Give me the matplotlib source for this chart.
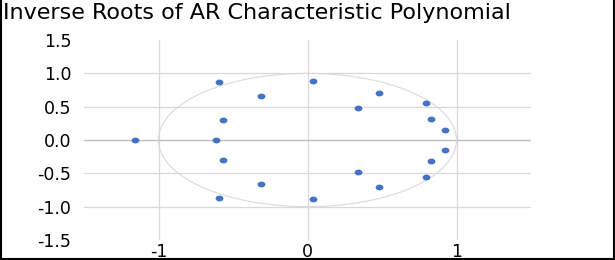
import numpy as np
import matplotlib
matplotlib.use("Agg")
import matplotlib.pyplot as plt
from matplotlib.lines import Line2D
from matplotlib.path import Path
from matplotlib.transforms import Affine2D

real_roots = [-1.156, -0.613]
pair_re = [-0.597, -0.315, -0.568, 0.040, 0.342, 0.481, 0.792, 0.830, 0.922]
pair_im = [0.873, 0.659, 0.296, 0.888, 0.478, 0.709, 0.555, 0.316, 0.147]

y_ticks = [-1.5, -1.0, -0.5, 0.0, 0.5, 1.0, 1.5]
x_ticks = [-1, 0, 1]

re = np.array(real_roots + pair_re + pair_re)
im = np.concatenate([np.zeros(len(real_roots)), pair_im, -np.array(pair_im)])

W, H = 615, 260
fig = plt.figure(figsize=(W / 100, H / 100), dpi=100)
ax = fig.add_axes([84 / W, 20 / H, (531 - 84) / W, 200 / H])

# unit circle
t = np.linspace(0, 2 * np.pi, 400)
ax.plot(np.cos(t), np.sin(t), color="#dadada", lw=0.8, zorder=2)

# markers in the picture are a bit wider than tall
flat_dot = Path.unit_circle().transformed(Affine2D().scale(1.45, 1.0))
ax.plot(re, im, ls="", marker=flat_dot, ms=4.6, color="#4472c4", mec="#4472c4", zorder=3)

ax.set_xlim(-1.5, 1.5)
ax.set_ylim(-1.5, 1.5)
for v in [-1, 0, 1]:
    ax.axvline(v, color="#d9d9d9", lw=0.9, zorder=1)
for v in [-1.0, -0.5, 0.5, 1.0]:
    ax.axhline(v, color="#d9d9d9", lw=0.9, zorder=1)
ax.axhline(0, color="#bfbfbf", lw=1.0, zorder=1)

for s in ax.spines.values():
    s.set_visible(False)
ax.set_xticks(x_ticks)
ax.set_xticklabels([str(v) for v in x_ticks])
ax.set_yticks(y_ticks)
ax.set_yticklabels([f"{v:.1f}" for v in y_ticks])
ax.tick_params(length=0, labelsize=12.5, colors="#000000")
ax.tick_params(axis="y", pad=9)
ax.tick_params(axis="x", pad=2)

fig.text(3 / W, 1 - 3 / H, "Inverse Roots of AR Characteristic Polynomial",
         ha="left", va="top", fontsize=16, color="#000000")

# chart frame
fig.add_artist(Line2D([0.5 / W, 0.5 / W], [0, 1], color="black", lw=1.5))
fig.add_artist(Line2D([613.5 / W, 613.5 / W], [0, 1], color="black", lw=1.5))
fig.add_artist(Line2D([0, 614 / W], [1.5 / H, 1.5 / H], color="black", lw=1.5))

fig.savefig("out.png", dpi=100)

--------------------------------------------------

The listing above needs to be output again exactly. Don't include the pictures.

Give me the matplotlib source for this chart.
import numpy as np
import matplotlib
matplotlib.use("Agg")
import matplotlib.pyplot as plt
from matplotlib.lines import Line2D
from matplotlib.path import Path
from matplotlib.transforms import Affine2D

real_roots = [-1.156, -0.613]
pair_re = [-0.597, -0.315, -0.568, 0.040, 0.342, 0.481, 0.792, 0.830, 0.922]
pair_im = [0.873, 0.659, 0.296, 0.888, 0.478, 0.709, 0.555, 0.316, 0.147]

y_ticks = [-1.5, -1.0, -0.5, 0.0, 0.5, 1.0, 1.5]
x_ticks = [-1, 0, 1]

re = np.array(real_roots + pair_re + pair_re)
im = np.concatenate([np.zeros(len(real_roots)), pair_im, -np.array(pair_im)])

W, H = 615, 260
fig = plt.figure(figsize=(W / 100, H / 100), dpi=100)
ax = fig.add_axes([84 / W, 20 / H, (531 - 84) / W, 200 / H])

# unit circle
t = np.linspace(0, 2 * np.pi, 400)
ax.plot(np.cos(t), np.sin(t), color="#dadada", lw=0.8, zorder=2)

# markers in the picture are a bit wider than tall
flat_dot = Path.unit_circle().transformed(Affine2D().scale(1.45, 1.0))
ax.plot(re, im, ls="", marker=flat_dot, ms=4.6, color="#4472c4", mec="#4472c4", zorder=3)

ax.set_xlim(-1.5, 1.5)
ax.set_ylim(-1.5, 1.5)
for v in [-1, 0, 1]:
    ax.axvline(v, color="#d9d9d9", lw=0.9, zorder=1)
for v in [-1.0, -0.5, 0.5, 1.0]:
    ax.axhline(v, color="#d9d9d9", lw=0.9, zorder=1)
ax.axhline(0, color="#bfbfbf", lw=1.0, zorder=1)

for s in ax.spines.values():
    s.set_visible(False)
ax.set_xticks(x_ticks)
ax.set_xticklabels([str(v) for v in x_ticks])
ax.set_yticks(y_ticks)
ax.set_yticklabels([f"{v:.1f}" for v in y_ticks])
ax.tick_params(length=0, labelsize=12.5, colors="#000000")
ax.tick_params(axis="y", pad=9)
ax.tick_params(axis="x", pad=2)

fig.text(3 / W, 1 - 3 / H, "Inverse Roots of AR Characteristic Polynomial",
         ha="left", va="top", fontsize=16, color="#000000")

# chart frame
fig.add_artist(Line2D([0.5 / W, 0.5 / W], [0, 1], color="black", lw=1.5))
fig.add_artist(Line2D([613.5 / W, 613.5 / W], [0, 1], color="black", lw=1.5))
fig.add_artist(Line2D([0, 614 / W], [1.5 / H, 1.5 / H], color="black", lw=1.5))

fig.savefig("out.png", dpi=100)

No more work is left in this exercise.